Bariatric Surgery Linked to Greater Colon-Cancer Risk

By Anne Harding

December 17, 2019

NEW YORK (Reuters Health) - Obese adults who undergo bariatric surgery may face a greater risk of colon cancer than their peers who don't have weight-loss surgery, a new study in a large Nordic cohort suggests.

"Individuals with obesity have an increased risk of colon cancer. While bariatric surgery results in substantial weight loss in a majority of patients with obesity, our study suggests that their risk of colon cancer remains increased and might even be higher than the risk of individuals with obesity who have not undergone bariatric surgery," Dr. Wenjing Tao of Karolinska Institutet at Karolinska University Hospital in Solna, Sweden, told Reuters Health by phone.

"Taking available scientific evidence into account, we believe this might justify heightened awareness among doctors of colon cancer in this patient group," she added. "For example, bariatric surgery patients presenting with new-onset bowel symptoms should probably undergo colonoscopy promptly to rule out cancer, and individuals with additional risk factors for colorectal cancer might be considered for screening interventions."

The increased risk of colorectal cancer (CRC) associated with obesity is well established, but some "surprising" evidence has linked obesity surgery to increased CRC risk, Dr. Tao and colleagues note in the International Journal of Cancer.

They studied more than 500,000 adults - virtually everyone diagnosed with obesity in 1980-2015 in Denmark, Finland, Iceland, Norway, and Sweden - including nearly 50,000 (9.9%) patients who had bariatric surgery. Most underwent gastric bypass.

During follow-up, 155 people (0.3%) in the bariatric-surgery group and 3,158 (0.6%) in the non-operated group developed CRC.

Overall colon-cancer risk was significantly increased in the patients who underwent bariatric surgery compared with the general population (standardized incidence ratio, 1.56).

Operated patients had a 13% higher risk of colon cancer than the non-operated obese group, a difference that did not reach significance, but had become significant by 10-14 years after surgery (hazard ratio, 1.55).

Rectal cancer alone was not significantly associated with bariatric surgery, but the risk appeared to grow over time.

Colon-cancer risk in obese people who did not have bariatric surgery was significantly higher than that of the general population (SIR, 1.31). However this risk did not increase over time, and was generally lower for non-operated patients than for bariatric surgery patients.

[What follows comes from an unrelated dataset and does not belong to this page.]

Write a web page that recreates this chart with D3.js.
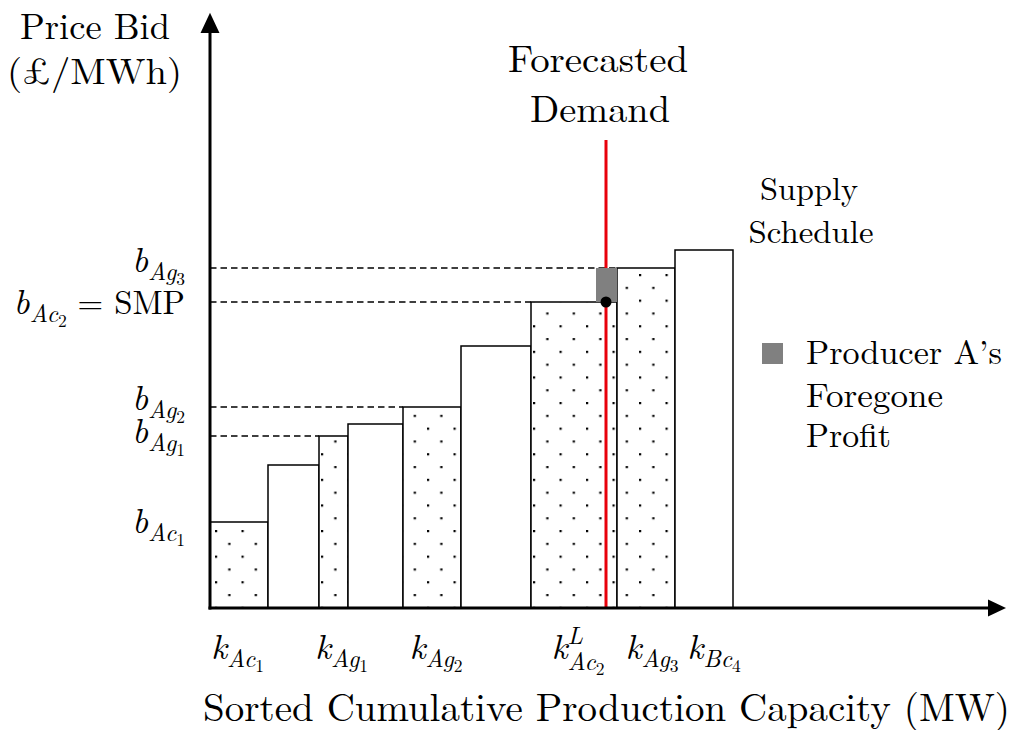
<!DOCTYPE html>
<html><head><meta charset="utf-8">
<script src="https://cdn.jsdelivr.net/npm/d3@7"></script>
<style>body{margin:0;background:#fff} svg{display:block}</style>
</head><body><svg id="c" width="1015" height="730"></svg>
<script>
// ---------------- data ----------------
const unitIds     = ["Ac1", "O1", "Ag1", "O2", "Ag2", "O3", "Ac2", "Ag3", "Bc4"];
const capacities  = [58, 51, 29, 55, 58, 70, 86, 58, 58];      // MW (sorted supply stack)
const bids        = [86, 143, 172, 184, 201, 262, 306, 340, 358]; // £/MWh
const isProducerA = [true, false, true, false, true, false, true, true, false];
const kLabels = [
  {base: "k", sub: "Ac", subsub: "1"}, null,
  {base: "k", sub: "Ag", subsub: "1"}, null,
  {base: "k", sub: "Ag", subsub: "2"}, null,
  {base: "k", sup: "L", sub: "Ac", subsub: "2"},
  {base: "k", sub: "Ag", subsub: "3"},
  {base: "k", sub: "Bc", subsub: "4"}
];
const bLabels = [
  {base: "b", sub: "Ac", subsub: "1"}, null,
  {base: "b", sub: "Ag", subsub: "1"}, null,
  {base: "b", sub: "Ag", subsub: "2"}, null,
  {base: "b", sub: "Ac", subsub: "2", tail: " = SMP"},
  {base: "b", sub: "Ag", subsub: "3"}, null
];
const dashedGuide = [false, false, true, false, true, false, true, true, false];
const forecastDemand = 396;          // MW
const demandLineTop = 468;           // £/MWh (extent of the demand marker)
const foregoneCapacity = [386, 407]; // MW
const smpIndex = 6, foregoneTopIndex = 7;
const yTitle = ["Price Bid", "(£/MWh)"];
const xTitle = "Sorted Cumulative Production Capacity (MW)";
const demandTitle = ["Forecasted", "Demand"];
const supplyTitle = ["Supply", "Schedule"];
const legendLines = ["Producer A\u2019s", "Foregone", "Profit"];

// ---------------- layout ----------------
const FONT = '"Latin Modern Roman", "Liberation Serif", serif';
const svg = d3.select("#c").attr("fill", "#000");
const x = d3.scaleLinear().domain([0, 800]).range([210, 1010]);
const y = d3.scaleLinear().domain([0, 600]).range([608, 8]);
const edges = [0, ...d3.cumsum(capacities)];

function txt(parent) { return parent.append("text").style("font-family", FONT); }

// dotted hatch
const defs = svg.append("defs");
const pat = defs.append("pattern").attr("id", "dots").attr("patternUnits", "userSpaceOnUse")
  .attr("x", 215).attr("y", 274).attr("width", 26.5).attr("height", 25.6);
pat.append("rect").attr("width", 26.5).attr("height", 25.6).attr("fill", "#fff");
pat.append("rect").attr("x", 0).attr("y", 0).attr("width", 2.2).attr("height", 2.2).attr("fill", "#000");
pat.append("rect").attr("x", 13.25).attr("y", 12.8).attr("width", 2.2).attr("height", 2.2).attr("fill", "#000");

// dashed guides
svg.append("g").selectAll("line").data(d3.range(bids.length).filter(i => dashedGuide[i])).join("line")
  .attr("x1", x(0)).attr("x2", i => x(edges[i])).attr("y1", i => y(bids[i])).attr("y2", i => y(bids[i]))
  .attr("stroke", "#000").attr("stroke-width", 1.5).attr("stroke-dasharray", "6.5,4");

// bars
svg.append("g").selectAll("rect").data(bids).join("rect")
  .attr("x", (d, i) => x(edges[i])).attr("width", (d, i) => x(edges[i + 1]) - x(edges[i]))
  .attr("y", d => y(d)).attr("height", d => y(0) - y(d))
  .attr("fill", (d, i) => isProducerA[i] ? "url(#dots)" : "#fff")
  .attr("stroke", "#000").attr("stroke-width", 1.5);

// demand line
svg.append("line").attr("x1", x(forecastDemand)).attr("x2", x(forecastDemand))
  .attr("y1", y(demandLineTop)).attr("y2", y(0)).attr("stroke", "#e8000b").attr("stroke-width", 3);

// foregone profit
svg.append("rect").attr("x", x(foregoneCapacity[0])).attr("width", x(foregoneCapacity[1]) - x(foregoneCapacity[0]))
  .attr("y", y(bids[foregoneTopIndex])).attr("height", y(bids[smpIndex]) - y(bids[foregoneTopIndex]))
  .attr("fill", "#808080");

// SMP point
svg.append("circle").attr("cx", x(forecastDemand)).attr("cy", y(bids[smpIndex])).attr("r", 5.5).attr("fill", "#000");

// axes
svg.append("line").attr("x1", x(0)).attr("x2", x(0)).attr("y1", y(0) + 1.5).attr("y2", y(575))
  .attr("stroke", "#000").attr("stroke-width", 3);
svg.append("path").attr("d", `M${x(0)},${y(595.3)} L${x(0) - 9.5},${y(575)} L${x(0) + 9.5},${y(575)} Z`).attr("fill", "#000");
svg.append("line").attr("x1", x(0) - 1.5).attr("x2", x(778)).attr("y1", y(0)).attr("y2", y(0))
  .attr("stroke", "#000").attr("stroke-width", 3);
svg.append("path").attr("d", `M${x(796)},${y(0)} L${x(778)},${y(0) - 8.5} L${x(778)},${y(0) + 8.5} Z`).attr("fill", "#000");

// math label helper
function mathLabel(parent, spec, fs) {
  const g = parent.append("g");
  const segs = [{t: spec.base, size: fs, dy: 0, it: true}];
  const hasSup = !!spec.sup;
  const subShift = hasSup ? fs * 0.32 : fs * 0.22;
  if (spec.sup) segs.push({t: spec.sup, size: fs * 0.7, dy: -fs * 0.43, it: true});
  if (spec.sub) segs.push({t: spec.sub, size: fs * 0.7, dy: subShift, it: true, stack: hasSup});
  if (spec.subsub) segs.push({t: spec.subsub, size: fs * 0.5, dy: subShift + fs * 0.15, it: false});
  if (spec.tail) segs.push({t: spec.tail, size: fs * 0.94, dy: 0, it: false});
  let cx = 0, prevStart = 0;
  segs.forEach(s => {
    const start = s.stack ? prevStart : cx;
    const t = txt(g).attr("x", start).attr("y", s.dy).style("font-size", s.size + "px")
      .style("font-style", s.it ? "italic" : "normal").style("white-space", "pre").text(s.t);
    const w = t.node().getComputedTextLength();
    prevStart = start; cx = Math.max(cx, start + w);
  });
  return {g, width: cx};
}

// y tick labels (right aligned)
const yLabNudge = {0: 11, 2: 7, 4: 3, 6: 12, 7: 4};
const yl = svg.append("g");
bLabels.forEach((spec, i) => {
  if (!spec) return;
  const m = mathLabel(yl, spec, 35);
  m.g.attr("transform", `translate(${185 - m.width},${y(bids[i]) + yLabNudge[i]})`);
});

// x tick labels (centred under bars)
const xLabNudge = {0: -1.5, 2: 8, 4: 4, 6: 4, 7: 6, 8: 10};
const xl = svg.append("g");
kLabels.forEach((spec, i) => {
  if (!spec) return;
  const m = mathLabel(xl, spec, 35);
  const c = (x(edges[i]) + x(edges[i + 1])) / 2 + xLabNudge[i];
  m.g.attr("transform", `translate(${c - m.width / 2},659)`);
});

// titles
function fit(sel, w) { return sel.attr("textLength", w).attr("lengthAdjust", "spacingAndGlyphs"); }
function title(t, px, py, fs, w, anchor) {
  return fit(txt(svg).attr("x", px).attr("y", py).style("font-size", fs + "px")
    .attr("text-anchor", anchor || "start").text(t), w);
}
title(yTitle[0], 20, 39, 36.5, 150);
title(yTitle[1], 7, 84, 36.5, 175);
title(xTitle, 203, 721, 39, 807);
title(demandTitle[0], 598, 72, 38, 180, "middle");
title(demandTitle[1], 600, 122, 38, 140, "middle");
title(supplyTitle[0], 809, 200, 32, 98, "middle");
title(supplyTitle[1], 811, 243, 32, 125, "middle");

// legend
svg.append("rect").attr("x", 762).attr("y", 343).attr("width", 21).attr("height", 21).attr("fill", "#808080");
const legW = [196, 137, 85], legY = [364, 407, 447];
legendLines.forEach((t, i) => title(t, 806, legY[i], 34, legW[i]));
</script></body></html>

"A number of mechanisms that might explain an increased risk of colorectal cancer after bariatric surgery have been proposed by the literature," Dr. Tao said. "The two main mechanisms might be changes to the gut microbiome and increased exposure of the distal colon to secondary bile acids as a result of the anatomical alterations induced by common bariatric procedures, such as gastric bypass."

She and her colleagues plan to investigate whether bariatric surgery is associated with other types of cancer. They are also interested in studying "the impact of bariatric surgery on cancer survival in patients that have received a cancer diagnosis."

"Bariatric surgery results in drastic dietary changes with an increased risk of malnutrition and we are interested to know whether this can have an impact on cancer prognosis, especially of cancers in the gastrointestinal tract," the researcher noted.

While the new study is epidemiological, other research has supported the findings, Dr. Tao said. "For example, samples taken from the bowels after gastric bypass have indicated hyperproliferation of the mucosa cells," she explained.

"However, the scientific evidence is still limited at this stage and it is too early to say whether there should be any change in clinical practice for the bariatric surgery patient group as a whole, but we believe (as explained above) that it justifies heightened awareness," she concluded.